The question, then, is whether the parties to the Gage trust proceedings reached a stipulation of fact on the question of Bennett College’s existence. We conclude that the parties did not reach such a stipulation. The New York Supreme Court order indicates that the parties to the Gage trust proceedings stipulated only to the amount owed and payable to Bennett College during the period from September 6, 1977, to October 14, 1977.9 Additional evi*369dence indicating that the parties had not reached a stipulation on the question of Bennett College’s existence is that the parties’ July 13, 1979, stipulation was preceded by the New York Supreme Court’s July 2, 1979, “Memorandum Decision,” which provided in relevant part:

Upon the foregoing papers there being no objection, this application to settle trustee’s account and for a construction granting petitioner permission to substitute as beneficiary in place and stead of Bennett College, which has ceased to exist, ... one or more ... organizations ... is granted.

(Emphasis supplied). The New York court’s “Final Judgment on Intermediate Accounting” incorporated the Memorandum Decision, and “ORDERED, ADJUDGED AND DECREED that Bennett College ... has for the purposes of said Trust ceased to exist.”

We hold that the 1979 stipulation does not prevent the application of collateral es-toppel to the issue of Bennett College’s existence.

D.

The Colleges’ final argument is that they were deprived of a full and fair opportunity to litigate Bennett College’s existence in the Gage trust proceeding.10 We disagree.

As we have stated, the Bankruptcy Trustee was in privity with Bennett College, and the Bankruptcy Trustee is under a fiduciary duty to preserve the debtor’s estate. See 2 D. Cowans, supra p. 11, § 604; see also 4 Collier on Bankruptcy, supra p. 11, 11704.02 n. 2. Thus the issue we must resolve is whether the Bankruptcy Trustee was given a full and fair opportunity to litigate the issue of Bennett College’s existence in the Gage trust proceeding.

Factors determinative of whether a party has been given full and fair opportunity to litigate include whether the remedies and procedures in the first proceeding, or the proceeding itself, is substantially different from the proceeding in which collateral es-toppel is asserted, see Salida School Dist. R-32-J v. Morrison, 732 P.2d 1160, 1164 (Colo.1987); whether the party in privity in the first proceeding has sufficient incentive to vigorously assert or defend the position of the party against which collateral estop-pel is asserted, see id.; and the extent to which the issues are identical, 18 C. Wright, A. Miller & E. Cooper, Federal Practice and Procedure § 4423, at 221 (1981). See generally Wright, Miller & Cooper, supra, § 4423.
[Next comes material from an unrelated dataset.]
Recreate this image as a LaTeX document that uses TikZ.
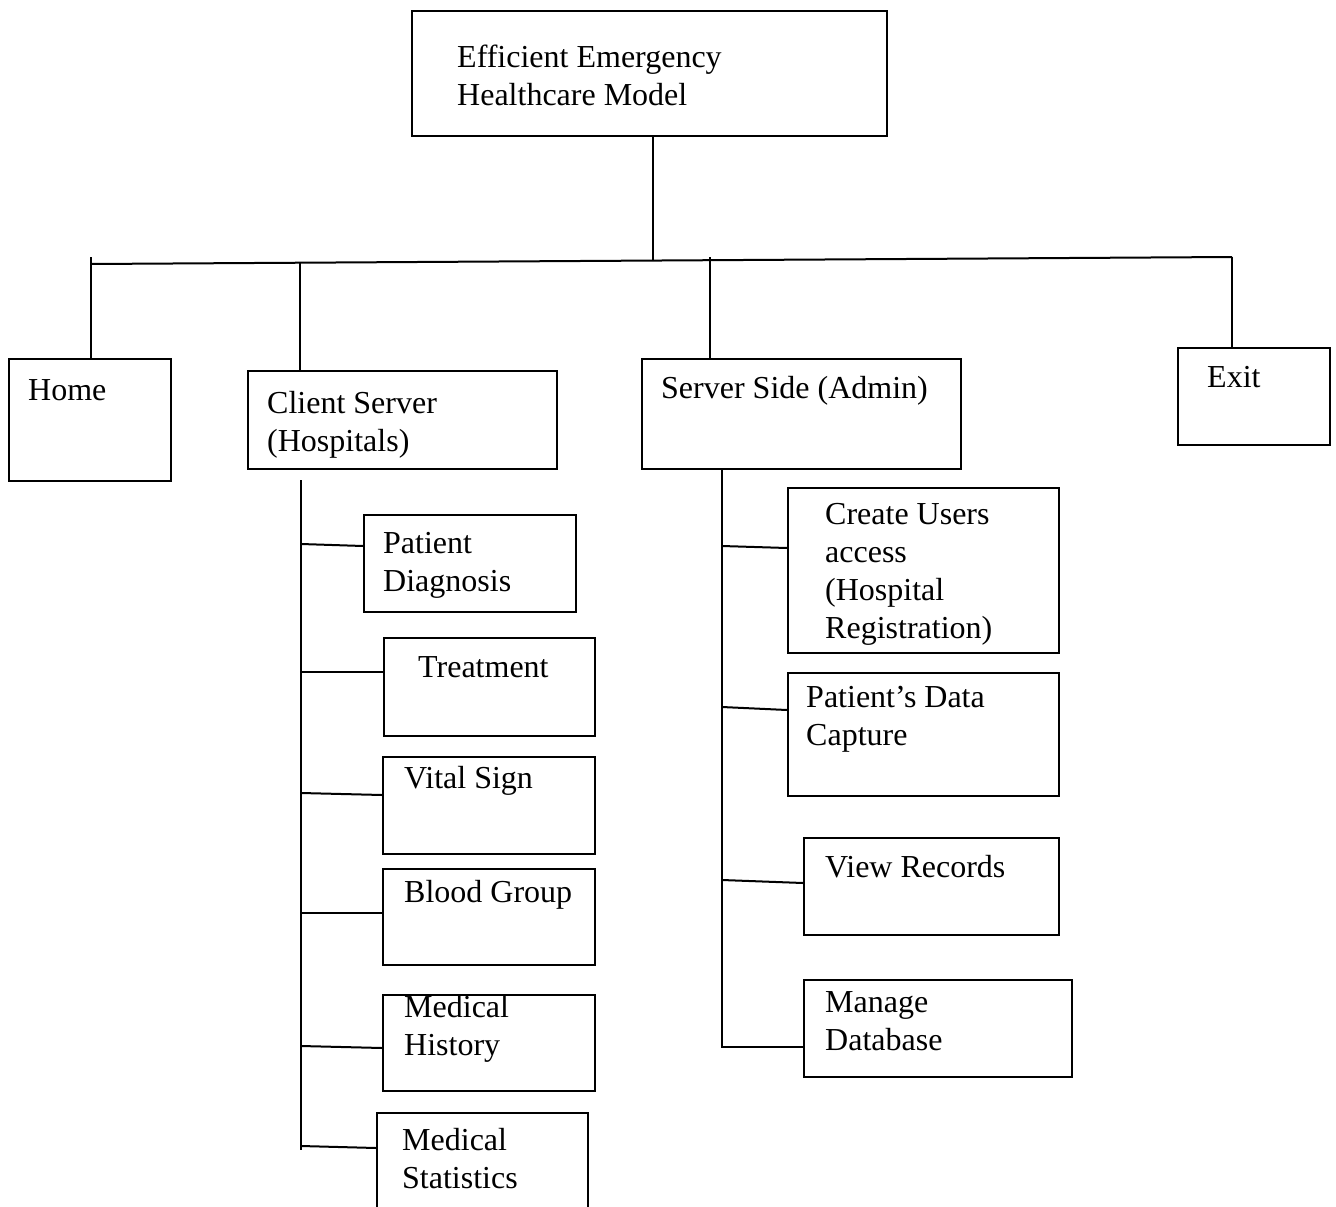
\documentclass[tikz,border=0pt]{standalone}
\usepackage{fontspec}
\setmainfont{Liberation Serif}
\usetikzlibrary{calc}

% two stacked lines whose baseline is the baseline of the first line
\newcommand{\twoline}[2]{\vtop{\hbox{#1}\hbox{#2}}}

\tikzset{
  box/.style={draw, line width=2pt, rectangle, anchor=north west, inner sep=0pt},
  label text/.style={anchor=base west, inner sep=0pt, font=\fontsize{32}{38}\selectfont},
  wire/.style={line width=2pt},
}

\begin{document}
\begin{tikzpicture}[x=1pt, y=-1pt]
\useasboundingbox (0,0) rectangle (1336,1207);

% ---- root ----
\node[box, minimum width=475pt, minimum height=125pt] (root) at (411,10) {};
\node[label text] (root-t) at (457,67) {\twoline{Efficient Emergency}{Healthcare Model}};

% ---- first level ----
\node[box, minimum width=162pt, minimum height=122pt] (home) at (8,358) {};
\node[label text] (home-t) at (28,400) {Home};

\node[box, minimum width=309pt, minimum height=98pt] (client) at (247,370) {};
\node[label text] (client-t) at (267,413) {\twoline{Client Server}{(Hospitals)}};

\node[box, minimum width=319pt, minimum height=110pt] (server) at (641,358) {};
\node[label text] (server-t) at (661,398) {Server Side (Admin)};

\node[box, minimum width=152pt, minimum height=97pt] (exit) at (1177,347) {};
\node[label text] (exit-t) at (1207,387) {Exit};

% ---- bus joining the first level ----
\coordinate (busL) at (91,264);
\coordinate (busR) at (1232,257);
\coordinate (busTop) at (653,260);
\coordinate (homeUp) at (91,257);
\coordinate (clientUp) at (300,263);
\coordinate (serverUp) at (710,257);

\draw[wire] (busL) -- (busR);
\draw[wire] ($(root.south west)+(242,0)$) -- (busTop);
\draw[wire] (homeUp) -- ($(home.north west)+(83,0)$);
\draw[wire] (clientUp) -- ($(client.north west)+(53,0)$);
\draw[wire] (serverUp) -- ($(server.north west)+(69,0)$);
\draw[wire] (busR) -- ($(exit.north west)+(55,0)$);

% ---- client side branch ----
\node[box, minimum width=212pt, minimum height=97pt] (diag) at (363,514) {};
\node[label text] (diag-t) at (383,553) {\twoline{Patient}{Diagnosis}};

\node[box, minimum width=211pt, minimum height=98pt] (treat) at (383,637) {};
\node[label text] (treat-t) at (418,677) {Treatment};

\node[box, minimum width=212pt, minimum height=97pt] (vital) at (382,756) {};
\node[label text] (vital-t) at (404,788) {Vital Sign};

\node[box, minimum width=212pt, minimum height=96pt] (blood) at (382,868) {};
\node[label text] (blood-t) at (404,902) {Blood Group};

\node[box, minimum width=212pt, minimum height=96pt] (hist) at (382,994) {};
\node[label text] (hist-t) at (404,1017) {\twoline{Medical}{History}};

\node[box, minimum width=211pt, minimum height=110pt] (stats) at (376,1112) {};
\node[label text] (stats-t) at (402,1150) {\twoline{Medical}{Statistics}};

\coordinate (cTop) at (301,480);
\coordinate (cBot) at (301,1150);
\draw[wire] (cTop) -- (cBot);

\coordinate (c1) at (301,544);
\coordinate (c2) at (301,672);
\coordinate (c3) at (301,793);
\coordinate (c4) at (301,913);
\coordinate (c5) at (301,1046);
\coordinate (c6) at (301,1146);
\draw[wire] (c1) -- ($(diag.north west)+(0,32)$);
\draw[wire] (c2) -- ($(treat.north west)+(0,35)$);
\draw[wire] (c3) -- ($(vital.north west)+(0,39)$);
\draw[wire] (c4) -- ($(blood.north west)+(0,45)$);
\draw[wire] (c5) -- ($(hist.north west)+(0,54)$);
\draw[wire] (c6) -- ($(stats.north west)+(0,36)$);

% ---- server side branch ----
\node[box, minimum width=271pt, minimum height=165pt] (users) at (787,487) {};
\node[label text] (users-t) at (825,524)
  {\vtop{\hbox{Create Users}\hbox{access}\hbox{(Hospital}\hbox{Registration)}}};

\node[box, minimum width=271pt, minimum height=123pt] (capture) at (787,672) {};
\node[label text] (capture-t) at (806,707) {\twoline{Patient’s Data}{Capture}};

\node[box, minimum width=255pt, minimum height=97pt] (records) at (803,837) {};
\node[label text] (records-t) at (825,877) {View Records};

\node[box, minimum width=268pt, minimum height=97pt] (dbase) at (803,979) {};
\node[label text] (dbase-t) at (825,1012) {\twoline{Manage}{Database}};

\coordinate (sTop) at (722,468);
\coordinate (sBot) at (722,1048);
\draw[wire] (sTop) -- (sBot);

\coordinate (s1) at (722,546);
\coordinate (s2) at (722,707);
\coordinate (s3) at (722,880);
\coordinate (s4) at (722,1047);
\draw[wire] (s1) -- ($(users.north west)+(0,61)$);
\draw[wire] (s2) -- ($(capture.north west)+(0,38)$);
\draw[wire] (s3) -- ($(records.north west)+(0,46)$);
\draw[wire] (s4) -- ($(dbase.north west)+(0,68)$);

\end{tikzpicture}
\end{document}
Applying these factors, we can find nothing in the record suggesting that the Colleges were denied a full and fair opportunity to litigate through the Bankruptcy Trustee. The New York Supreme Court proceedings were substantially similar, and the Colleges have not argued that the New York trial procedures are substantially different from Colorado’s trial procedures. With more than $465,000 at stake in the trust corpus, we conclude that the Bankruptcy Trustee, who was obligated to preserve Bennett’s College’s assets, had adequate incentives to assert in the New York court the existence of Bennett College. Finally, the issue in the Gage trust proceedings and the issue in the Collbran trust proceedings were identical.

III.

We hold that the probate court and court of appeals properly applied the doctrine of collateral estoppel on the issue of Bennett College’s existence.

Judgment affirmed.

Justice LOHR dissents, and Justice KIRSHBAUM joins in the dissent.

. We also granted certiorari on the question of whether the court of appeals erred in applying the doctrine of judicial estoppel. Because we conclude that the court of appeals did not err in applying the doctrine of collateral estoppel, we need not, and do not, consider whether the court of appeals erred in its application of judicial estoppel. See, e.g., Industrial Comm'n v. Moffat County School Dist. RE No. 1, 732 P.2d 616, 620 (Colo.1987).

. Bennett College’s one-quarter interest in the trust corpus is worth more than $7 million.

.After Bennett College filed for bankruptcy, Pace University, located in New York City, agreed inter alia to assume Bennett College’s student loan administration obligations, maintain the college’s records, raise funds for the Bennett Foundation, administer a Bennett College scholarship fund, and permit the college’s alumnae office to operate on the university’s property.

. Although Gage named Bennett School and Bennett Junior College, Bennett College's predecessors, as the trust beneficiaries, we refer to the school and junior college as "Bennett College.” The parties do not dispute that Bennett College is not in privity with Bennett School and Bennett Junior College.

. Under New York law, in certain charitable trust proceedings the attorney general is deemed to be the representative of the state of New York and charitable trust beneficiaries, and notice of such trust proceedings must be served on the attorney general. N.Y.Est. Powers & Trusts Law § 8 — 1.1(g)—(h) (McKinney 1967); 1971 N.Y. Laws 2641-42.

.The trust corpus in 1979 was worth $465,-983.37.

. The Bennett College bankruptcy proceedings, initiated in May 1977, were governed by the Bankruptcy Act. See Bankruptcy Reform Act of 1978, Pub.L. 95-598, § 403(a), 92 Stat. 2549, 2683 (1978).

. To the extent that they are relevant to this case, the cases cited by the Colleges are consistent with our recognition that the Bankruptcy Trustee was in privity with Bennett College, the debtor in bankruptcy, in the Gage trust court proceedings. For example, DePinto v. United States, 407 F.Supp. 5, 7 (D.Ariz.1976), aff’d, 585 F.2d 405 (9th Cir.1978), states that a bankruptcy trustee has a "duty to represent the creditors and to realize the maximum profit on the bankruptcy estate.”

.The trustee suspended trust payments to Bennett College on September 6, 1977, because of concerns about whether the college continued to exist, as the Gage trust deed required. Bennett College was adjudicated bankrupt on October 14, 1977.

. We note that, as the Colleges acknowledge, Bennett College was served with notice that the New York Supreme Court had issued an order to show cause directing Bennett College, and the other parties interested in the Gage trust, to appear before the court to show cause why the court should not make a determination of whether Bennett College had ceased to exist. However, no personal representative from the college appeared at the proceeding to show cause.